How to Build Strong Links

Your status as a thought leader is defined by the network that you build for yourself, both in your professional life and in your online image. When you surround yourself with knowledgeable, high-quality people, you gain respect by proxy. As it is in the real world, so it is in blogging.

Take everything I just said and transfer it over to your company blog or newsletter. Those high-quality contacts I mentioned? The same goes for the sources that you link to in your writing. By creating a path to relevant sources, you will become a source of information that people will come to.

So what makes a strong link? Is it how relevant it is to your audience’s interest? Is all that matters is that you’re linking to a well-known site or author? There are a lot of factors. Think of this as a Venn diagram—all the factors go into building a quality link, and in the center is the link itself. If you want your SEO to go through the roof and your content to fire on all cylinders, you have to be mindful of the following things when it comes to link building.

Relevance—if you’re just lining out because you feel like you need links in your writing to look credible: stop. Find relevant, expansive information to branch out to.

Relevance also if important if your site is the one being linked to. You want to have an influx of people who are in your target audience if an outside source is going to link to you. So maintain a steady eye on where traffic to your site is coming from.

Diversity—if you’re constantly linking to The Washington Post or Psychology Today, eventually it’s going to stop coming across as credible and start coming across as plagiarism. You need to vary your sources of information.

Look for unique sources of information. This means scouting your competitors‘ blogs and carefully avoiding using the same link they’re using. Most of the time, knowledge isn’t exclusive to one credible site.

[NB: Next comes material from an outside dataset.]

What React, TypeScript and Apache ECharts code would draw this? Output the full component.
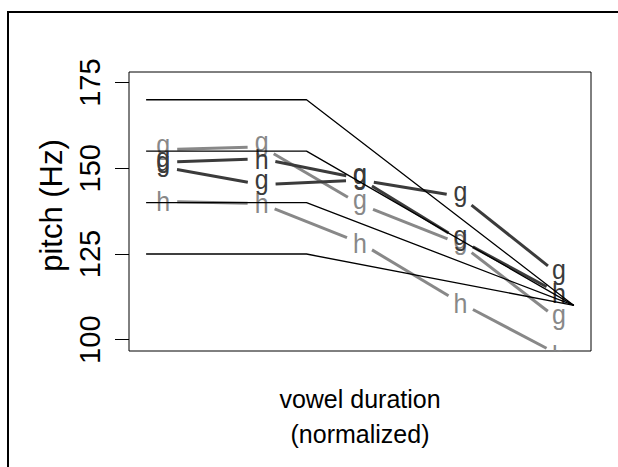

Here’s another wrinkle: what if another site is linking to you? It’s in your favor to have a lot of spread-out information on your site so that when outside sources link back to you, you share the love among many different pages on your website. This will help establish you as credible in the eyes of Google.

Value—a link should always be additive. If you’re linking to a source that just reiterates the same information that’s already in your blog or article when you could just cite the source, why link to it at all? Then you’re just funneling your audience to a site that’s probably a competitor where they’ll stay and find the rest of the information.

My advice: be the source of information. Link to places within your own site or link out to places you’ve contributed to. This will not only position your writing as a hub for credible information, but establish you as a prime source, and an influence within your industry.